### Source excerpt

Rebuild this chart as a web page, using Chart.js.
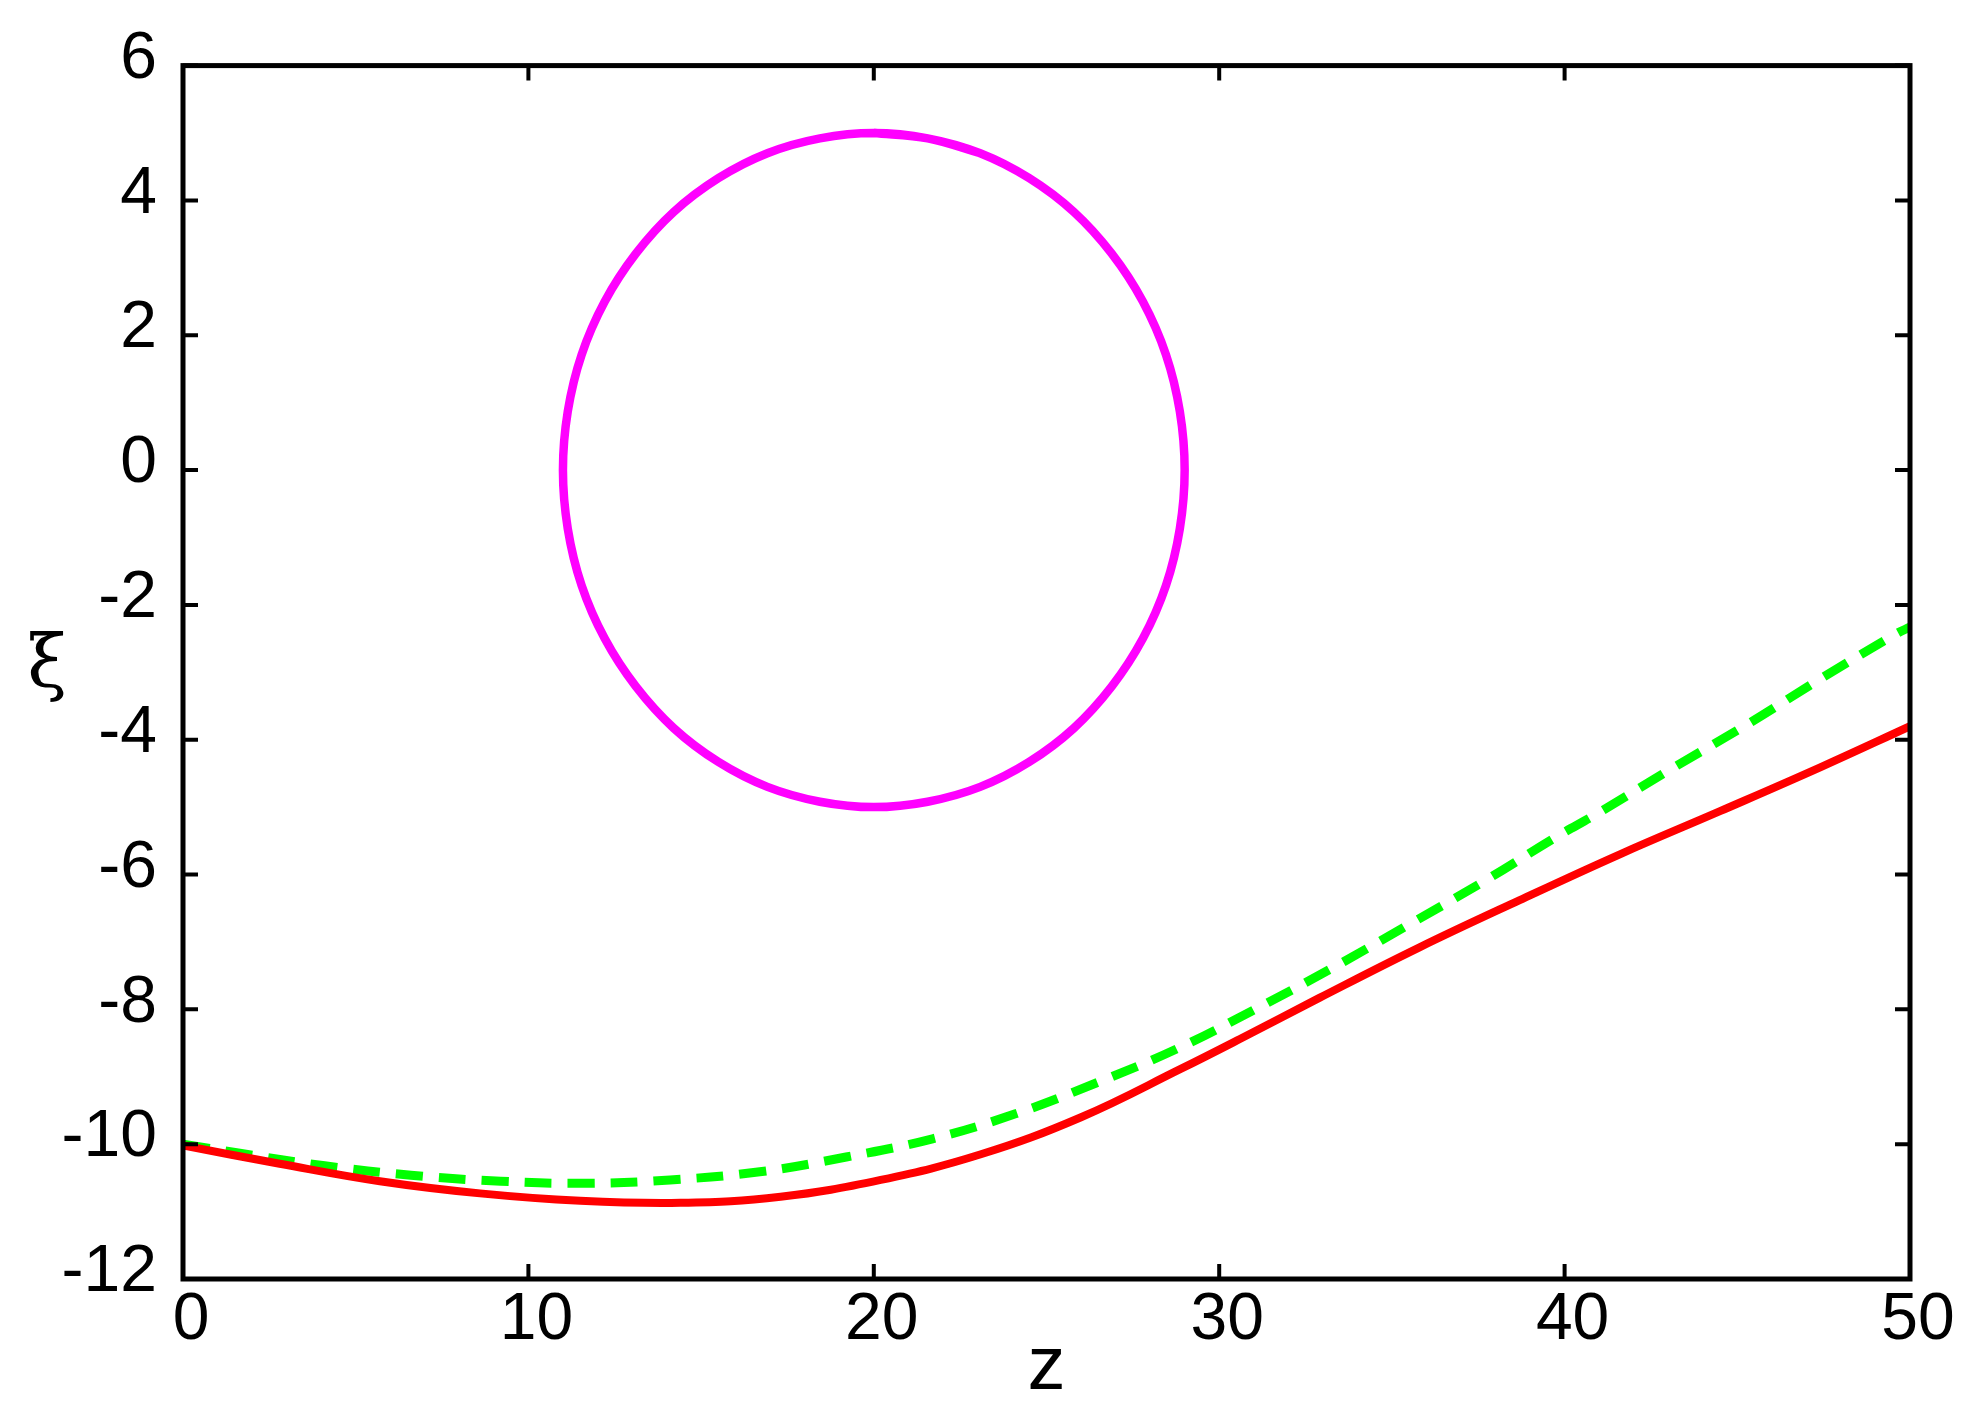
<!DOCTYPE html>
<html>
<head>
<meta charset="utf-8">
<title>xi vs z</title>
<script src="https://cdn.jsdelivr.net/npm/chart.js@4.4.0/dist/chart.umd.min.js"></script>
<style>
  html, body { margin: 0; padding: 0; background: #fff; }
  #wrap { width: 1968px; height: 1424px; }
</style>
</head>
<body>
<div id="wrap"><canvas id="xiChart" width="1968" height="1424"></canvas></div>
<script>
// Values

// red solid curve
const redZ = [0, 2.8, 5.7, 8.6, 11.5, 14.4, 17.3, 20.2, 23.1, 26.0, 28.9, 30.6, 32.9, 35.8, 38.7, 41.6, 44.5, 47.4, 50]
const redXi = [-10.02, -10.29, -10.55, -10.73, -10.84, -10.87, -10.78, -10.53, -10.15, -9.6, -8.88, -8.44, -7.83, -7.08, -6.38, -5.7, -5.06, -4.41, -3.8]

// green dashed curve
const greenZ = [0, 1.6, 4.1, 6.6, 9.2, 11.7, 14.1, 16.7, 19.2, 21.7, 24.1, 26.5, 28.8, 31.0, 33.3, 35.5, 37.7, 39.8, 40.9, 43.1, 45.3, 47.4, 49.6, 50]
const greenXi = [-10.0, -10.13, -10.32, -10.46, -10.55, -10.58, -10.53, -10.41, -10.19, -9.92, -9.55, -9.08, -8.58, -8.01, -7.38, -6.74, -6.09, -5.43, -5.11, -4.43, -3.77, -3.1, -2.43, -2.33]

// magenta closed loop around z=20, xi=0 (traced from the top, clockwise, overlapping one step)
const loopZ = [20, 21.56, 23.08, 24.5, 25.79, 26.89, 27.79, 28.46, 28.86, 29,
  28.86, 28.46, 27.79, 26.89, 25.79, 24.5, 23.08, 21.56, 20,
  18.44, 16.92, 15.5, 14.21, 13.11, 12.21, 11.54, 11.14, 11,
  11.14, 11.54, 12.21, 13.11, 14.21, 15.5, 16.92, 18.44, 20, 21.56, 23.08]
const loopXi = [5, 4.92, 4.7, 4.33, 3.83, 3.21, 2.5, 1.71, 0.87, 0,
  -0.87, -1.71, -2.5, -3.21, -3.83, -4.33, -4.7, -4.92, -5,
  -4.92, -4.7, -4.33, -3.83, -3.21, -2.5, -1.71, -0.87, 0,
  0.87, 1.71, 2.5, 3.21, 3.83, 4.33, 4.7, 4.92, 5, 4.92, 4.7]

// axes
const xTicks = [0, 10, 20, 30, 40, 50]
const yTicks = [-12, -10, -8, -6, -4, -2, 0, 2, 4, 6]

const toPoints = (xs, ys) => xs.map((x, i) => ({ x: x, y: ys[i] }))

// frame, inward ticks (mirrored) and the upright y title
const framePlugin = {
  id: "frame",
  afterDraw(chart) {
    const ctx = chart.ctx
    const area = chart.chartArea
    const xs = chart.scales.x
    const ys = chart.scales.y
    const tl = 15

    ctx.save()
    ctx.strokeStyle = "#000"
    ctx.lineWidth = 4
    ctx.beginPath()
    xTicks.forEach((t) => {
      const px = xs.getPixelForValue(t)
      ctx.moveTo(px, area.bottom)
      ctx.lineTo(px, area.bottom - tl)
      ctx.moveTo(px, area.top)
      ctx.lineTo(px, area.top + tl)
    })
    yTicks.forEach((t) => {
      const py = ys.getPixelForValue(t)
      ctx.moveTo(area.left, py)
      ctx.lineTo(area.left + tl, py)
      ctx.moveTo(area.right, py)
      ctx.lineTo(area.right - tl, py)
    })
    ctx.stroke()

    ctx.lineWidth = 5
    ctx.lineJoin = "miter"
    ctx.strokeRect(area.left, area.top, area.right - area.left, area.bottom - area.top)

    ctx.fillStyle = "#000"
    ctx.font = "72px 'DejaVu Serif', 'Liberation Serif', serif"
    ctx.textAlign = "center"
    ctx.textBaseline = "middle"
    ctx.fillText("ξ", area.left - 136, (area.top + area.bottom) / 2 - 4)
    ctx.restore()
  },
}

document.addEventListener("DOMContentLoaded", () => {
  const ctx = document.getElementById("xiChart").getContext("2d")

  new Chart(ctx, {
    type: "line",
    data: {
      datasets: [
        {
          label: "loop",
          data: toPoints(loopZ, loopXi),
          borderColor: "#ff00ff",
          borderWidth: 8.5,
          pointRadius: 0,
          tension: 0.35,
          fill: false,
        },
        {
          label: "red",
          data: toPoints(redZ, redXi),
          borderColor: "#ff0000",
          borderWidth: 8,
          pointRadius: 0,
          tension: 0.4,
          fill: false,
        },
        {
          label: "green",
          data: toPoints(greenZ, greenXi),
          borderColor: "#00ff00",
          borderWidth: 9,
          borderDash: [27, 16],
          borderCapStyle: "butt",
          pointRadius: 0,
          tension: 0.4,
          fill: false,
        },
      ],
    },
    options: {
      responsive: false,
      animation: false,
      events: [],
      layout: { padding: { top: 64.5, right: 58, left: 0, bottom: 0 } },
      plugins: {
        legend: { display: false },
        tooltip: { enabled: false },
      },
      scales: {
        x: {
          type: "linear",
          min: 0,
          max: 50,
          afterBuildTicks: (scale) => { scale.ticks = xTicks.map((v) => ({ value: v })) },
          afterFit: (scale) => { scale.height = 145 },
          grid: { display: false, drawTicks: false },
          border: { display: false },
          ticks: {
            color: "#000",
            font: { family: "'Liberation Sans', Arial, sans-serif", size: 66 },
            padding: 2,
            labelOffset: 8,
            maxRotation: 0,
          },
          title: {
            display: true,
            text: "z",
            color: "#000",
            font: { family: "'Liberation Sans', Arial, sans-serif", size: 76 },
            padding: { top: 0, bottom: 10 },
          },
        },
        y: {
          type: "linear",
          min: -12,
          max: 6,
          afterBuildTicks: (scale) => { scale.ticks = yTicks.map((v) => ({ value: v })) },
          afterFit: (scale) => { scale.width = 183 },
          grid: { display: false, drawTicks: false },
          border: { display: false },
          ticks: {
            color: "#000",
            font: { family: "'Liberation Sans', Arial, sans-serif", size: 66 },
            padding: 26,
            labelOffset: -6,
          },
        },
      },
    },
    plugins: [framePlugin],
  })
})
</script>
</body>
</html>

######

**Given request:** Starting at the first line of the material, output exactly the lines up to and including the one with "// Values". Do not include the pictures.

**Result of the exercise:**
Rebuild this chart as a web page, using Chart.js.
<!DOCTYPE html>
<html>
<head>
<meta charset="utf-8">
<title>xi vs z</title>
<script src="https://cdn.jsdelivr.net/npm/chart.js@4.4.0/dist/chart.umd.min.js"></script>
<style>
  html, body { margin: 0; padding: 0; background: #fff; }
  #wrap { width: 1968px; height: 1424px; }
</style>
</head>
<body>
<div id="wrap"><canvas id="xiChart" width="1968" height="1424"></canvas></div>
<script>
// Values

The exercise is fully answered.